With a $750,000 non-repayable loan through the federal government’s Atlantic Canada Opportunities Agency (ACOA) announced on Wednesday, the Halifax-based not-for-profit corporation hopes to develop more partnerships and increase the level of private funding.

“We want to ensure that there is an investment of at least $18 million of new R&D into the region,” says president and CEO Dr. Steve Armstrong.

“We want to ensure that companies are putting in a significant piece of that money and with that should come about 170 person years of employment in the region in the next three years.”

Historically, companies have relied on government exclusively to help fund R&D projects. Ten years ago, Armstrong says, just four per cent came courtesy of the private sector. Over the last three years that number has increased to 22 and the goal is to increase it to 25 per cent over the next three years.

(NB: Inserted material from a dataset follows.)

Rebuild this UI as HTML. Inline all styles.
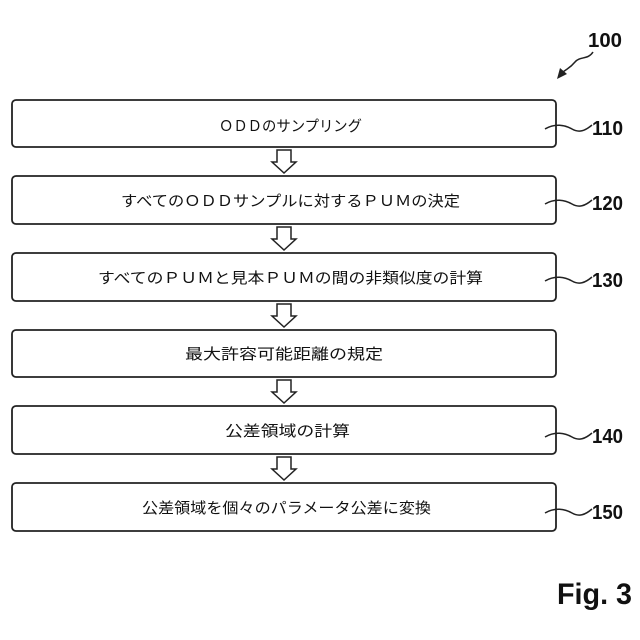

“I think (companies are) becoming a little more risk-tolerant and some of the tools we bring to the table help de-risk their R&D decisions and that’s made a huge shift.

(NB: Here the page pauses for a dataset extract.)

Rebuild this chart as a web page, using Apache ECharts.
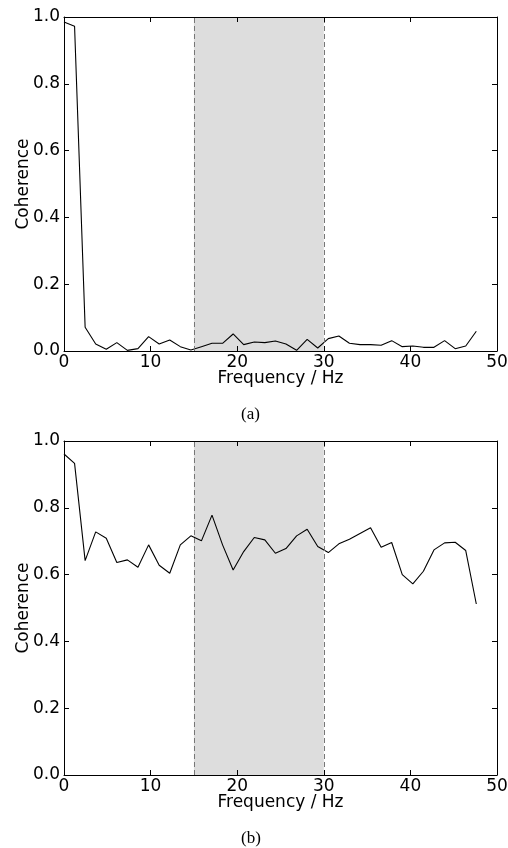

“If they have a vested interest in the project and cash on the table, then they get to drive the bus and the agenda, and we think that makes a lot of sense.”

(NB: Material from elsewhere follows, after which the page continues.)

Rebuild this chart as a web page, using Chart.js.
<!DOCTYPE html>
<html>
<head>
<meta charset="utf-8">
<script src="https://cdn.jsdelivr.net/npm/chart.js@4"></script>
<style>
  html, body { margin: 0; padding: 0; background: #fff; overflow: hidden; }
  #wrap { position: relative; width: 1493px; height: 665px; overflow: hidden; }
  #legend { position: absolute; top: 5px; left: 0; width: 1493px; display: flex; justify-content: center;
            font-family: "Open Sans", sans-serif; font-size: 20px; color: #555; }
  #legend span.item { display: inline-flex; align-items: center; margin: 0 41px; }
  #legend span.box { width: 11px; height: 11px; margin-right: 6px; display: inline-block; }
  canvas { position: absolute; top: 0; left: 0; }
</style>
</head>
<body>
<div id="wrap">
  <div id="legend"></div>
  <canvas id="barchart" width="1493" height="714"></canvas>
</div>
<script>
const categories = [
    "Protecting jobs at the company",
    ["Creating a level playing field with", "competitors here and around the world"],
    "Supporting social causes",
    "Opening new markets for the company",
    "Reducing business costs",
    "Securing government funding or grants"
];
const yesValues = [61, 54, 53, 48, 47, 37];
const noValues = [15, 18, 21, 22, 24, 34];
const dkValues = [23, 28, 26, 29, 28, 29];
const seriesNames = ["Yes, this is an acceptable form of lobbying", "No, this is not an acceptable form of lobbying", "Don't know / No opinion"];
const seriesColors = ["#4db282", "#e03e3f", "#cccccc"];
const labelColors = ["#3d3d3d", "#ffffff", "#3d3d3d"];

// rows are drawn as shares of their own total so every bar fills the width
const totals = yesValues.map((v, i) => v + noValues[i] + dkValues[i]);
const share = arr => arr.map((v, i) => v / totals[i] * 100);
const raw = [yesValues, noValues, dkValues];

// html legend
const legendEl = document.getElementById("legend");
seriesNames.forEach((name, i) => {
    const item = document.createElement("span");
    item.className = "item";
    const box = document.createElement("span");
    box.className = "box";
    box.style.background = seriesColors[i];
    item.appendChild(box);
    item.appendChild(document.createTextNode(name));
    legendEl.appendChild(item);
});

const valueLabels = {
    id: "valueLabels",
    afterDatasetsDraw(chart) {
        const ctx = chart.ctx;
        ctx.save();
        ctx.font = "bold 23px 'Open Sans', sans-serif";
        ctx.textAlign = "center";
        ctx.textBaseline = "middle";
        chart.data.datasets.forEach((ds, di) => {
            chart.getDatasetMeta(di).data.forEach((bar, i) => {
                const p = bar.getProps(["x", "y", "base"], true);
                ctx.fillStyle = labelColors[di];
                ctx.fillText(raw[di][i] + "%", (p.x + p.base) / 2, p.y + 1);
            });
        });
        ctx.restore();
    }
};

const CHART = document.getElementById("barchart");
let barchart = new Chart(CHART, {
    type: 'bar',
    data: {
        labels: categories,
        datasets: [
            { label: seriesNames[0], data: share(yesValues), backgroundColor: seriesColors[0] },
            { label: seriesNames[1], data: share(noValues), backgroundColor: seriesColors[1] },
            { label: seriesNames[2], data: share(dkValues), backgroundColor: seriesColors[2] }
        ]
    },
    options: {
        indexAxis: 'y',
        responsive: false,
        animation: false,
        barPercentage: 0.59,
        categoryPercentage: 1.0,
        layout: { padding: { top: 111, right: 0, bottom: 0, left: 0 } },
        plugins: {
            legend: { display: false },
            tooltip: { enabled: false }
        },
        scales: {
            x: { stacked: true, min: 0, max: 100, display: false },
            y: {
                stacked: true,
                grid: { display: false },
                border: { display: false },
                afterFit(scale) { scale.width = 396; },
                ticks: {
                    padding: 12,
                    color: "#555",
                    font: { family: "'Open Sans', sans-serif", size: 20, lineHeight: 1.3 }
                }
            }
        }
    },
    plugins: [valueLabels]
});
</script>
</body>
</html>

The funds will allow Genome Atlantic to connect with different companies in seven sectors throughout Atlantic Canada and, in turn, connect those firms with academic expertise, which will help them develop competitive proposals to government to flesh out their funding.

The industry sectors being targeted are agriculture, aquaculture and fisheries, energy, environmental, forestry, human health and mining.

“The funding space is getting increasingly difficult. Therefore groups like ours need to help the companies and the teams to submit a really polished, credible, competitive product to bring more national and regional funds to fruition here in Atlantic Canada,” says Armstrong.

Genome Atlantic currently has 21 funded, active projects in the region. In Newfoundland in particular, genomics research is being used to understand corrosion in the oil and gas sector, to explore ways of enhancing gold recovery in mining operations, and in the burgeoning salmon aquaculture industry, where Amstrong says they are working with major producers, “trying to develop brood stock that will thrive in our waters, that can adapt to climate change, that are resistant to disease, so those companies can produce a product in a more competitive way.”